2. 前項に関して、商品・役務別の売上計上日については、以下の各号に定める通りとする。
   1. 電子コンテンツ販売については、購入者がダウンロード可能となった日に計上する。
   2. コンテンツ受託制作については、成果物の初稿納品日(電子データの場合は送信日)に計上する。
   3. 書籍印税については原則コンテンツ受託制作に準じて初稿納品日に計上する。ただし、初稿納品時点で発行部数が確定していない場合や、重版・増刷の場合は、発行部数確定日に計上する。
   4. クラウドファンディングにより受領した支援金については、個別の役務に関する収益ではなく、当該事業全般への支援金と認識し、支援金募集終了日に計上する。ただし、返礼品の提供が期末時点で完了していない場合は、未提供の返礼品の原価相当額を前受金に振り替える処理を行い、翌期の返礼品出荷時点の売上に計上する。
   5. 終了期日のない継続的なクラウドファンディングにより受領した支援金は、支援金の受領当月に計上する。

(略)

## 第4条 コンテンツ資産に関する取扱
1. 10万円以上の映像作品、文芸作品、コミックス、3Dモデル等のコンテンツは、コンテンツ資産として定額法で3年償却とする。ただし、少額減価償却資産の特例を適用する場合は、1年で償却する。
2. 前項のコンテンツ資産のうち期末時点で未完成のものは「コンテンツ資産仮勘定」を用いる。

変更履歴もきちんと分かるよう、こうした規程類はGitでバージョン管理することにしました。

最後に

元々、税務申告のことだけを考えれば、「期中現金主義・期末発生主義」という「年度内で帳尻さえ合っていればいいや」という方法を採用することもできました。

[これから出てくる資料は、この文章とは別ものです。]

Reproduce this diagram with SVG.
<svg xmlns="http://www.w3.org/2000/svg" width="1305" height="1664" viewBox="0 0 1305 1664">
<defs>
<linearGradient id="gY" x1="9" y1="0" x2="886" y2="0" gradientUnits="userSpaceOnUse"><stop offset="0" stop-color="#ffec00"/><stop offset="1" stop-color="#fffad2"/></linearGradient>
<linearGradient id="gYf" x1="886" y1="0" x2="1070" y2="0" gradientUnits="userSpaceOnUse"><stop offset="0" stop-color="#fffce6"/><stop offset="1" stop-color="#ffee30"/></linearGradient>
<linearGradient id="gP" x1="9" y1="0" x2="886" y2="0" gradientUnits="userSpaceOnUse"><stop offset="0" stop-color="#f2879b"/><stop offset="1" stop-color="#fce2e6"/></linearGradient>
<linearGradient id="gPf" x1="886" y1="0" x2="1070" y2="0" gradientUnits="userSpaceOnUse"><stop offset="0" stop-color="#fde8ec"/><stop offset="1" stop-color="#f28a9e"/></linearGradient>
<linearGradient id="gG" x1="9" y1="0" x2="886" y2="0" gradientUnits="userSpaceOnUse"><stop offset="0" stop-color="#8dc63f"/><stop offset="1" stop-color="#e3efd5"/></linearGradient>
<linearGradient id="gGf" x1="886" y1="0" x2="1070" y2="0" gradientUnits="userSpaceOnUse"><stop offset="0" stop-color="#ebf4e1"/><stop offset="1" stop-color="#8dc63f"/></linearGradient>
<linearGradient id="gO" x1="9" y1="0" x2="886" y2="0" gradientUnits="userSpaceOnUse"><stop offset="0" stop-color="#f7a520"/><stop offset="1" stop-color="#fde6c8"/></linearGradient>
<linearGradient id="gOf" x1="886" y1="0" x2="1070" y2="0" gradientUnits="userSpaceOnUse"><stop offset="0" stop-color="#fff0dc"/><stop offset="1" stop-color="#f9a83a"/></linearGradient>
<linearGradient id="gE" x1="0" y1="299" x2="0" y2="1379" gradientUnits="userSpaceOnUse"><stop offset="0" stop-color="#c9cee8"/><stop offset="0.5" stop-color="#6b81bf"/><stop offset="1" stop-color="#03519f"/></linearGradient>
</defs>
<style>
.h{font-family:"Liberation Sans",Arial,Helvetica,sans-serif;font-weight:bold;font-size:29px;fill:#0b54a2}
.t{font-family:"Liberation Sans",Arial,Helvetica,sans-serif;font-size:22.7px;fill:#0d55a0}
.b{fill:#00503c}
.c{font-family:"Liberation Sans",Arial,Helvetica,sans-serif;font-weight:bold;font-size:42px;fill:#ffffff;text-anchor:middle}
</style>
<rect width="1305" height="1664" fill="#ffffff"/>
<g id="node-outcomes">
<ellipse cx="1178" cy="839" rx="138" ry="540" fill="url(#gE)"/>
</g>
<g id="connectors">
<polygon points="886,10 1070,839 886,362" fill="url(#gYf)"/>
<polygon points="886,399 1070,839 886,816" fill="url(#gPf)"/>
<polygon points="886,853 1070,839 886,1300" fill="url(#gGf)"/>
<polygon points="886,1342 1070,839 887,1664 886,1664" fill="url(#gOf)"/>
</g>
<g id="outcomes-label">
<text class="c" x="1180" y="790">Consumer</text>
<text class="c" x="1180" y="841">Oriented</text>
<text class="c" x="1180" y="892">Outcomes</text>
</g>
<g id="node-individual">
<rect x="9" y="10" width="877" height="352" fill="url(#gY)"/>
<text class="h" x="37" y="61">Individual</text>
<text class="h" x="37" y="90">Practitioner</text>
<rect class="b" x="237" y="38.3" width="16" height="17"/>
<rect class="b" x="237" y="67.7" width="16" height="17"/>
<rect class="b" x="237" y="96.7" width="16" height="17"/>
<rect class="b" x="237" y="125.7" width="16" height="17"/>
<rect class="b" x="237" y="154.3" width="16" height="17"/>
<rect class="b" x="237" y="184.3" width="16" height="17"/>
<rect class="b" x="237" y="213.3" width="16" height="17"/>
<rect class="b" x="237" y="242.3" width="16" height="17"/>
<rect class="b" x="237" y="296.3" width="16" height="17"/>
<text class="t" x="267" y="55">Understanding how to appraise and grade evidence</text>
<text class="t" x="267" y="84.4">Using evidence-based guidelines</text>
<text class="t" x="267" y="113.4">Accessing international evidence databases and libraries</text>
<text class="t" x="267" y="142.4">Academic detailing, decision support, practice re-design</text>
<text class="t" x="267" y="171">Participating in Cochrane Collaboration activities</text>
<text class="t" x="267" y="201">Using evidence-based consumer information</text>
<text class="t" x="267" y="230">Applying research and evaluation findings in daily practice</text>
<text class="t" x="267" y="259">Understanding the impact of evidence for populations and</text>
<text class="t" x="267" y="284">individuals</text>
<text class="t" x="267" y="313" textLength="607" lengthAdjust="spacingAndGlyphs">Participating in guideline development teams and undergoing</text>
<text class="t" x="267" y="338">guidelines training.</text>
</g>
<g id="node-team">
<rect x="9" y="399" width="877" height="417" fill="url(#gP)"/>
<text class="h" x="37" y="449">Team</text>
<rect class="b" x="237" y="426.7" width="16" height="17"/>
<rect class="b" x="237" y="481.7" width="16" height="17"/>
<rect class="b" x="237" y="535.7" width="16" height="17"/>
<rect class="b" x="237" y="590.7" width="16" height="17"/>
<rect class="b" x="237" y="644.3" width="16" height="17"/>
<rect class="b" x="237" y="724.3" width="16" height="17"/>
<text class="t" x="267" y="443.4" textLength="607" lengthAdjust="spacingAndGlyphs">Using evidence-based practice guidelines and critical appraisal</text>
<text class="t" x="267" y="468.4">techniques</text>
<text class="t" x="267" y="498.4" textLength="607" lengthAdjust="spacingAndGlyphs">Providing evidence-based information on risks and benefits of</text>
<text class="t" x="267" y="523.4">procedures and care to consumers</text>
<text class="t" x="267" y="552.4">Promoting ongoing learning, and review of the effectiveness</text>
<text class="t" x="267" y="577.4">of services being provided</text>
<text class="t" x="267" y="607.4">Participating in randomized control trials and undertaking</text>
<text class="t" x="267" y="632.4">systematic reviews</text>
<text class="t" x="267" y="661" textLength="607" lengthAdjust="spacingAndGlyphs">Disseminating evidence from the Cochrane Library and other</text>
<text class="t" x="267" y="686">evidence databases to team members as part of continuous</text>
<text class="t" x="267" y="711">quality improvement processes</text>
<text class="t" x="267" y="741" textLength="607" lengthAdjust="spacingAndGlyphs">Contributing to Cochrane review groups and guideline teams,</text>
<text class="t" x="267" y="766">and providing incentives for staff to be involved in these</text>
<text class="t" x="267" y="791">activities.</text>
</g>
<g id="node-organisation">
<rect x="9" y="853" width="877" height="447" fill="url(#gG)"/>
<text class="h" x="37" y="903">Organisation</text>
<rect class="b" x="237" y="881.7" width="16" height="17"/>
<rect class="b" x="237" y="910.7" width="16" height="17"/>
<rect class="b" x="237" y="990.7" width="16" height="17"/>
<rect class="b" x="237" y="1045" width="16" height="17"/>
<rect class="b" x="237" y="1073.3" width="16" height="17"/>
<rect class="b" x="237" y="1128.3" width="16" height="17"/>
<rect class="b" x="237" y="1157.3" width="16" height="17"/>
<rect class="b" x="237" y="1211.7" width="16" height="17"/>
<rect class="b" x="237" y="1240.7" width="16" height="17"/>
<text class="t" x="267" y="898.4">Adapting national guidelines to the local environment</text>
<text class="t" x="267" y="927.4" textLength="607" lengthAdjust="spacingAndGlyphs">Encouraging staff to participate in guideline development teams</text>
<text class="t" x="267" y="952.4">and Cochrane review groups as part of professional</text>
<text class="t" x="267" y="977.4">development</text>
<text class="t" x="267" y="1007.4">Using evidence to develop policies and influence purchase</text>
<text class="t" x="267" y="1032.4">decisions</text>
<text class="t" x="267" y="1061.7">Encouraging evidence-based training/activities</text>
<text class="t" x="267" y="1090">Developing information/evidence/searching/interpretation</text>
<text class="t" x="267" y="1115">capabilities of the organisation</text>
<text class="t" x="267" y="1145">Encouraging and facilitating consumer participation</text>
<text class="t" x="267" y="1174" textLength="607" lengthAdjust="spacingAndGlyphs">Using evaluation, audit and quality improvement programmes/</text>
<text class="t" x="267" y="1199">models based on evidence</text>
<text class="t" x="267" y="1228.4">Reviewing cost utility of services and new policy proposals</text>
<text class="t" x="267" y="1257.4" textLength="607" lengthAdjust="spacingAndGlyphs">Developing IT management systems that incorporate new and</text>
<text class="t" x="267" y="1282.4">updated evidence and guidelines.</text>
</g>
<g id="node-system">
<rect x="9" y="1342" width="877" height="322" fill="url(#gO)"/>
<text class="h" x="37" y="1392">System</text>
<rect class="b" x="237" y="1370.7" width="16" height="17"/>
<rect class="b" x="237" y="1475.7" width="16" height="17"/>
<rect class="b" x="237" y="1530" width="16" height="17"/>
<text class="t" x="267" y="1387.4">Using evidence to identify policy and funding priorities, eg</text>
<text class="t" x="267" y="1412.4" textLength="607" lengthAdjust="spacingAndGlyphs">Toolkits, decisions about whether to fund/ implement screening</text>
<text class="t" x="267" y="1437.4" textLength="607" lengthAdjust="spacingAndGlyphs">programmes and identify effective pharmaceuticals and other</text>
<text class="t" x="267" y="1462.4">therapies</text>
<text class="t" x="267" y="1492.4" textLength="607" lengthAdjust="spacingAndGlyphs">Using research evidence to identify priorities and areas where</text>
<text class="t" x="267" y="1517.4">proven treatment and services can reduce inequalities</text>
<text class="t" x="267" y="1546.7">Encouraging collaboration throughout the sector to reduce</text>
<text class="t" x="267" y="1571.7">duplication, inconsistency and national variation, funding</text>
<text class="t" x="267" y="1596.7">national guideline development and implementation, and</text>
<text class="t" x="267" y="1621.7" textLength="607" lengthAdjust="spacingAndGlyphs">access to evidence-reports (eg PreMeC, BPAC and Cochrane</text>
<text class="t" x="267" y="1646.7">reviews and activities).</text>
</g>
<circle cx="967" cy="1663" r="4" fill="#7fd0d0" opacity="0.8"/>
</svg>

最初はそれでいいやと思っていたのですが、そういうわけにもいかない事情が発生しました。

京姫鉄道合同会社も今般の感染症の影響を受けています。技術書典8の中止という直接的な影響だけでなく、初出版の本の売れ行きも打撃を受けているという間接的な影響もあります。2020年度中は次回作の出版というのはほぼ絶望的な状況と思われます。

こうした状況でも事業継続できるよう、金融機関や行政の支援を受けることにしました。しかし、そのためには支援機関に月次推移表を提出する必要があります。そのため、正確に記帳するということに心血を注ぐことになりました。

(※ただ、外注費に限っては、源泉徴収事務の都合と、それに関連する会計ソフトの仕様上の制限の都合で期中現金主義に近くなっています。これは来年度の課題ということで……)

とはいえ、こうした処理は、どこまでいっても素人の付け焼き刃でしかありませんので、念のため、支援機関には、提出書類と一緒に会計基準の説明も付すようにしています。後で揉めたくはないので、問題があれば審査の際にきちんと弾いてもらいたいですからね。

終わってみれば色々勉強になったなと思いますが、かなり疲れてしまいました。次年度からは、ある程度うまく力を抜いていけるかなとは思いますが、それでも大変なのは変わりないと思います。

一人の作家としては、金勘定に気が取られて作品制作に注ぐ気力が削がれるというのは本当に良くないことだと思っています。

早く税理士さんに丸投げできるようになりたいというのが正直なところですね……。